What you have to do
Transcribe all of the records word for word, but omit the pictures.

Data extracted from a collection
____________________
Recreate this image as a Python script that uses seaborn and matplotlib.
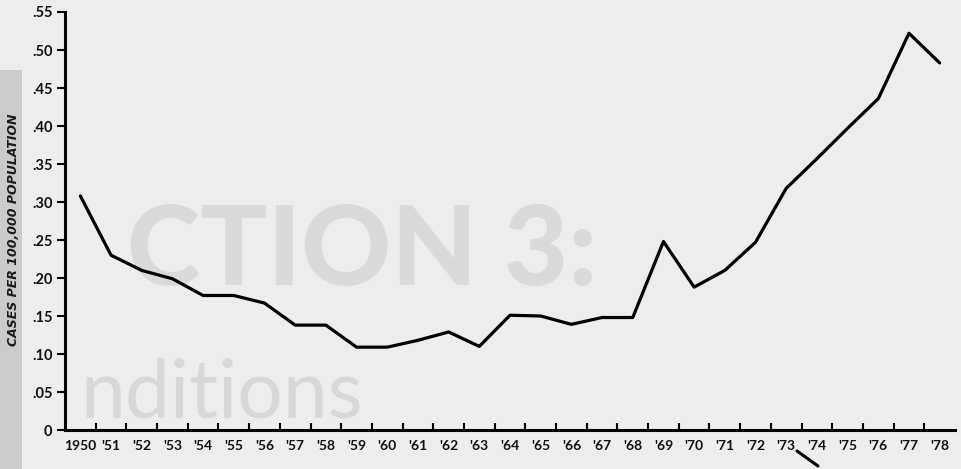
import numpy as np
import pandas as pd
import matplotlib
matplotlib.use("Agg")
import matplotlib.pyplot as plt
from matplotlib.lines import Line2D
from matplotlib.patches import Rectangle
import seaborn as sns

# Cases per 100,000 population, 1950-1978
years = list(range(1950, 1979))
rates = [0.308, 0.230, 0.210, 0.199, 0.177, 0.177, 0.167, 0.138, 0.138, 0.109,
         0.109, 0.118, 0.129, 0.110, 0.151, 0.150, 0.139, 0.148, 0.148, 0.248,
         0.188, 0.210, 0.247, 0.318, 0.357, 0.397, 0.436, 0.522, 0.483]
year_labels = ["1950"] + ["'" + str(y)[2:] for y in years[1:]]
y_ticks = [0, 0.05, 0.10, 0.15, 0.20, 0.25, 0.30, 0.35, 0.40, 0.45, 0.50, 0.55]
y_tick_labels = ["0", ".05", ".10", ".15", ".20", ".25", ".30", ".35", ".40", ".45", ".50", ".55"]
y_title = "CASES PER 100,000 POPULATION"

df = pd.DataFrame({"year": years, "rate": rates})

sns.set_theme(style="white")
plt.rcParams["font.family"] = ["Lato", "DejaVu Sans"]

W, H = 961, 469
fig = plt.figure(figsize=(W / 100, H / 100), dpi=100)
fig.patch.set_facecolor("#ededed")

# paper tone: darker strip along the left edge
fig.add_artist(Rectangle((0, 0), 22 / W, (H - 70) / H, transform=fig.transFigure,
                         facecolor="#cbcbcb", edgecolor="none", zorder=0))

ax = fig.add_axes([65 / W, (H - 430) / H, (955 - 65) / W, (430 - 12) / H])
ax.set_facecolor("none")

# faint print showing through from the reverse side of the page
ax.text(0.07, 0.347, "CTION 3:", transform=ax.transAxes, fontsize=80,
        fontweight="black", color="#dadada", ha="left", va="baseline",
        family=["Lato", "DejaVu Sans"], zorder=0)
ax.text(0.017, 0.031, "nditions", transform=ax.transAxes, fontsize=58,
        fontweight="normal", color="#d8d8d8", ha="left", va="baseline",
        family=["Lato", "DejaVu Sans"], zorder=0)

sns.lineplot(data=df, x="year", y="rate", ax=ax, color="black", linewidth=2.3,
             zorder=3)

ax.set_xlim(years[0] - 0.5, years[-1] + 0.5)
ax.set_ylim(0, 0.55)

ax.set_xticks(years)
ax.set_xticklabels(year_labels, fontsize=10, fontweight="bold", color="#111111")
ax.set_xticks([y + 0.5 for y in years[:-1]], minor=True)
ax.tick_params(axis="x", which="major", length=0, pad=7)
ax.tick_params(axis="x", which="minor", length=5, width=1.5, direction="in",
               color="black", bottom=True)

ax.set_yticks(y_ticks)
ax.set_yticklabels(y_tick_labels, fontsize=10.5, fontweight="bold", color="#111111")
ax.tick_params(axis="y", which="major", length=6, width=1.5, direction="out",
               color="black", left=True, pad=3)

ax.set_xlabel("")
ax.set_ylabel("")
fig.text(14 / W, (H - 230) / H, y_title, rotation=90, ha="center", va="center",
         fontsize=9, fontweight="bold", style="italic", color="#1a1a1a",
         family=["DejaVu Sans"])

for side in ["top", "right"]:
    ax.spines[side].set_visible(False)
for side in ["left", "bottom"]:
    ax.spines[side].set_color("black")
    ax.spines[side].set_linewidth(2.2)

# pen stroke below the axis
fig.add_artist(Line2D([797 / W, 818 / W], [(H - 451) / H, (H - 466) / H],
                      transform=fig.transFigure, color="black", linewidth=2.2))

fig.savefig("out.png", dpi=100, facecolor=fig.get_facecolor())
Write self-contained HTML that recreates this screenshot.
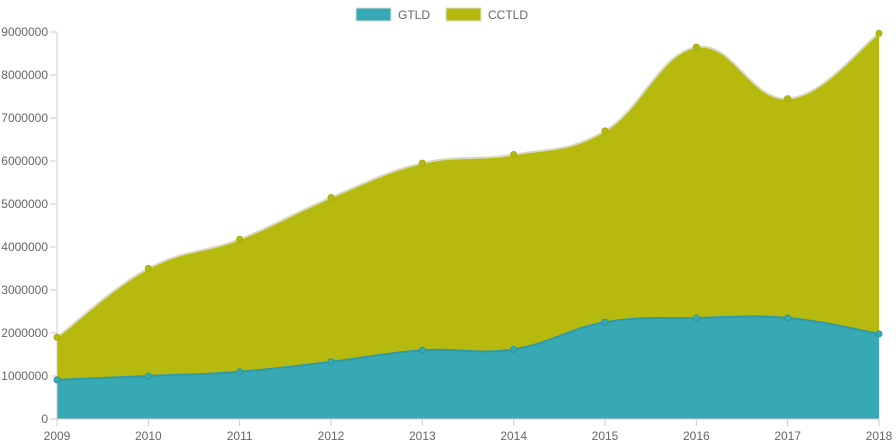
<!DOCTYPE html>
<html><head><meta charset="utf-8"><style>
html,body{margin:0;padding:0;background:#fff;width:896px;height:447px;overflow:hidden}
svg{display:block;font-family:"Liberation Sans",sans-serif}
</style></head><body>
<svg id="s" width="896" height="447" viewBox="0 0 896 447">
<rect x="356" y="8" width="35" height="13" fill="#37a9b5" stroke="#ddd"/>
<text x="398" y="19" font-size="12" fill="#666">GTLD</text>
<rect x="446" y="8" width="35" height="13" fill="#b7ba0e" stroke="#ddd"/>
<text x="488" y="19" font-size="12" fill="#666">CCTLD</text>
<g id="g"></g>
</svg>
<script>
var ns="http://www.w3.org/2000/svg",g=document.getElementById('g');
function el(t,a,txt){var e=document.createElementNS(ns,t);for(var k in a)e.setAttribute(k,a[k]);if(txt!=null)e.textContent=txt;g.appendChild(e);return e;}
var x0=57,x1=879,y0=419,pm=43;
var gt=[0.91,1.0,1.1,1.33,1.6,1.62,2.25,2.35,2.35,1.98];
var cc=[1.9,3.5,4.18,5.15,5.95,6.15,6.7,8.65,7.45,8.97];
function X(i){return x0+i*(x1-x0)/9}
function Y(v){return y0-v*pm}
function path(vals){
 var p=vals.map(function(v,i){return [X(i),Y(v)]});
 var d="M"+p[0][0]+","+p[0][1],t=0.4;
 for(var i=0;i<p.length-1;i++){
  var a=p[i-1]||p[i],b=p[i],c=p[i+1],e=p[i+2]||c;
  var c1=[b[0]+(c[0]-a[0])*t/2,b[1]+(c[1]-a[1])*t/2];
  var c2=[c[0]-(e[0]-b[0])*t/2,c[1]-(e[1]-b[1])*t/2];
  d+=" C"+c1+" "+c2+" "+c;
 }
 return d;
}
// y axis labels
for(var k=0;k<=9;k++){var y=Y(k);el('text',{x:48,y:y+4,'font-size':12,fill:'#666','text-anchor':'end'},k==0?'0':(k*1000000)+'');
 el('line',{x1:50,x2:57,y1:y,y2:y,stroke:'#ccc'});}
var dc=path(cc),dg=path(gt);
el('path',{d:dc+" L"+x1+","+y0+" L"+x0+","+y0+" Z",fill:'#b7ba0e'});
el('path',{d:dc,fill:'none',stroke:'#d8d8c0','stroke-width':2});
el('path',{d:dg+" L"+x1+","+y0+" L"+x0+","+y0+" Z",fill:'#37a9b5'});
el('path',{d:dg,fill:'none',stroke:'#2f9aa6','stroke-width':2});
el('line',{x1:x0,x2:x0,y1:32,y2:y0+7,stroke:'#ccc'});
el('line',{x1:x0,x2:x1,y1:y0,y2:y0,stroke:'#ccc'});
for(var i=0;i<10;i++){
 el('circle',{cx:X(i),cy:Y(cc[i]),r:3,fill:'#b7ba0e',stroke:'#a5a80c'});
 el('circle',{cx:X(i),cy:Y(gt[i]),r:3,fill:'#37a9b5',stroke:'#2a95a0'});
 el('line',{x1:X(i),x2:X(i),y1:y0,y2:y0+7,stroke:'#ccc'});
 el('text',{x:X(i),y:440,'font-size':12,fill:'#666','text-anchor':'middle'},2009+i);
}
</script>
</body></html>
____________________
Solution to the problem
Recreate this image as a Python script that uses seaborn and matplotlib.
import numpy as np
import pandas as pd
import matplotlib
matplotlib.use("Agg")
import matplotlib.pyplot as plt
from matplotlib.lines import Line2D
from matplotlib.patches import Rectangle
import seaborn as sns

# Cases per 100,000 population, 1950-1978
years = list(range(1950, 1979))
rates = [0.308, 0.230, 0.210, 0.199, 0.177, 0.177, 0.167, 0.138, 0.138, 0.109,
         0.109, 0.118, 0.129, 0.110, 0.151, 0.150, 0.139, 0.148, 0.148, 0.248,
         0.188, 0.210, 0.247, 0.318, 0.357, 0.397, 0.436, 0.522, 0.483]
year_labels = ["1950"] + ["'" + str(y)[2:] for y in years[1:]]
y_ticks = [0, 0.05, 0.10, 0.15, 0.20, 0.25, 0.30, 0.35, 0.40, 0.45, 0.50, 0.55]
y_tick_labels = ["0", ".05", ".10", ".15", ".20", ".25", ".30", ".35", ".40", ".45", ".50", ".55"]
y_title = "CASES PER 100,000 POPULATION"

df = pd.DataFrame({"year": years, "rate": rates})

sns.set_theme(style="white")
plt.rcParams["font.family"] = ["Lato", "DejaVu Sans"]

W, H = 961, 469
fig = plt.figure(figsize=(W / 100, H / 100), dpi=100)
fig.patch.set_facecolor("#ededed")

# paper tone: darker strip along the left edge
fig.add_artist(Rectangle((0, 0), 22 / W, (H - 70) / H, transform=fig.transFigure,
                         facecolor="#cbcbcb", edgecolor="none", zorder=0))

ax = fig.add_axes([65 / W, (H - 430) / H, (955 - 65) / W, (430 - 12) / H])
ax.set_facecolor("none")

# faint print showing through from the reverse side of the page
ax.text(0.07, 0.347, "CTION 3:", transform=ax.transAxes, fontsize=80,
        fontweight="black", color="#dadada", ha="left", va="baseline",
        family=["Lato", "DejaVu Sans"], zorder=0)
ax.text(0.017, 0.031, "nditions", transform=ax.transAxes, fontsize=58,
        fontweight="normal", color="#d8d8d8", ha="left", va="baseline",
        family=["Lato", "DejaVu Sans"], zorder=0)

sns.lineplot(data=df, x="year", y="rate", ax=ax, color="black", linewidth=2.3,
             zorder=3)

ax.set_xlim(years[0] - 0.5, years[-1] + 0.5)
ax.set_ylim(0, 0.55)

ax.set_xticks(years)
ax.set_xticklabels(year_labels, fontsize=10, fontweight="bold", color="#111111")
ax.set_xticks([y + 0.5 for y in years[:-1]], minor=True)
ax.tick_params(axis="x", which="major", length=0, pad=7)
ax.tick_params(axis="x", which="minor", length=5, width=1.5, direction="in",
               color="black", bottom=True)

ax.set_yticks(y_ticks)
ax.set_yticklabels(y_tick_labels, fontsize=10.5, fontweight="bold", color="#111111")
ax.tick_params(axis="y", which="major", length=6, width=1.5, direction="out",
               color="black", left=True, pad=3)

ax.set_xlabel("")
ax.set_ylabel("")
fig.text(14 / W, (H - 230) / H, y_title, rotation=90, ha="center", va="center",
         fontsize=9, fontweight="bold", style="italic", color="#1a1a1a",
         family=["DejaVu Sans"])

for side in ["top", "right"]:
    ax.spines[side].set_visible(False)
for side in ["left", "bottom"]:
    ax.spines[side].set_color("black")
    ax.spines[side].set_linewidth(2.2)

# pen stroke below the axis
fig.add_artist(Line2D([797 / W, 818 / W], [(H - 451) / H, (H - 466) / H],
                      transform=fig.transFigure, color="black", linewidth=2.2))

fig.savefig("out.png", dpi=100, facecolor=fig.get_facecolor())
Write self-contained HTML that recreates this screenshot.
<!DOCTYPE html>
<html><head><meta charset="utf-8"><style>
html,body{margin:0;padding:0;background:#fff;width:896px;height:447px;overflow:hidden}
svg{display:block;font-family:"Liberation Sans",sans-serif}
</style></head><body>
<svg id="s" width="896" height="447" viewBox="0 0 896 447">
<rect x="356" y="8" width="35" height="13" fill="#37a9b5" stroke="#ddd"/>
<text x="398" y="19" font-size="12" fill="#666">GTLD</text>
<rect x="446" y="8" width="35" height="13" fill="#b7ba0e" stroke="#ddd"/>
<text x="488" y="19" font-size="12" fill="#666">CCTLD</text>
<g id="g"></g>
</svg>
<script>
var ns="http://www.w3.org/2000/svg",g=document.getElementById('g');
function el(t,a,txt){var e=document.createElementNS(ns,t);for(var k in a)e.setAttribute(k,a[k]);if(txt!=null)e.textContent=txt;g.appendChild(e);return e;}
var x0=57,x1=879,y0=419,pm=43;
var gt=[0.91,1.0,1.1,1.33,1.6,1.62,2.25,2.35,2.35,1.98];
var cc=[1.9,3.5,4.18,5.15,5.95,6.15,6.7,8.65,7.45,8.97];
function X(i){return x0+i*(x1-x0)/9}
function Y(v){return y0-v*pm}
function path(vals){
 var p=vals.map(function(v,i){return [X(i),Y(v)]});
 var d="M"+p[0][0]+","+p[0][1],t=0.4;
 for(var i=0;i<p.length-1;i++){
  var a=p[i-1]||p[i],b=p[i],c=p[i+1],e=p[i+2]||c;
  var c1=[b[0]+(c[0]-a[0])*t/2,b[1]+(c[1]-a[1])*t/2];
  var c2=[c[0]-(e[0]-b[0])*t/2,c[1]-(e[1]-b[1])*t/2];
  d+=" C"+c1+" "+c2+" "+c;
 }
 return d;
}
// y axis labels
for(var k=0;k<=9;k++){var y=Y(k);el('text',{x:48,y:y+4,'font-size':12,fill:'#666','text-anchor':'end'},k==0?'0':(k*1000000)+'');
 el('line',{x1:50,x2:57,y1:y,y2:y,stroke:'#ccc'});}
var dc=path(cc),dg=path(gt);
el('path',{d:dc+" L"+x1+","+y0+" L"+x0+","+y0+" Z",fill:'#b7ba0e'});
el('path',{d:dc,fill:'none',stroke:'#d8d8c0','stroke-width':2});
el('path',{d:dg+" L"+x1+","+y0+" L"+x0+","+y0+" Z",fill:'#37a9b5'});
el('path',{d:dg,fill:'none',stroke:'#2f9aa6','stroke-width':2});
el('line',{x1:x0,x2:x0,y1:32,y2:y0+7,stroke:'#ccc'});
el('line',{x1:x0,x2:x1,y1:y0,y2:y0,stroke:'#ccc'});
for(var i=0;i<10;i++){
 el('circle',{cx:X(i),cy:Y(cc[i]),r:3,fill:'#b7ba0e',stroke:'#a5a80c'});
 el('circle',{cx:X(i),cy:Y(gt[i]),r:3,fill:'#37a9b5',stroke:'#2a95a0'});
 el('line',{x1:X(i),x2:X(i),y1:y0,y2:y0+7,stroke:'#ccc'});
 el('text',{x:X(i),y:440,'font-size':12,fill:'#666','text-anchor':'middle'},2009+i);
}
</script>
</body></html>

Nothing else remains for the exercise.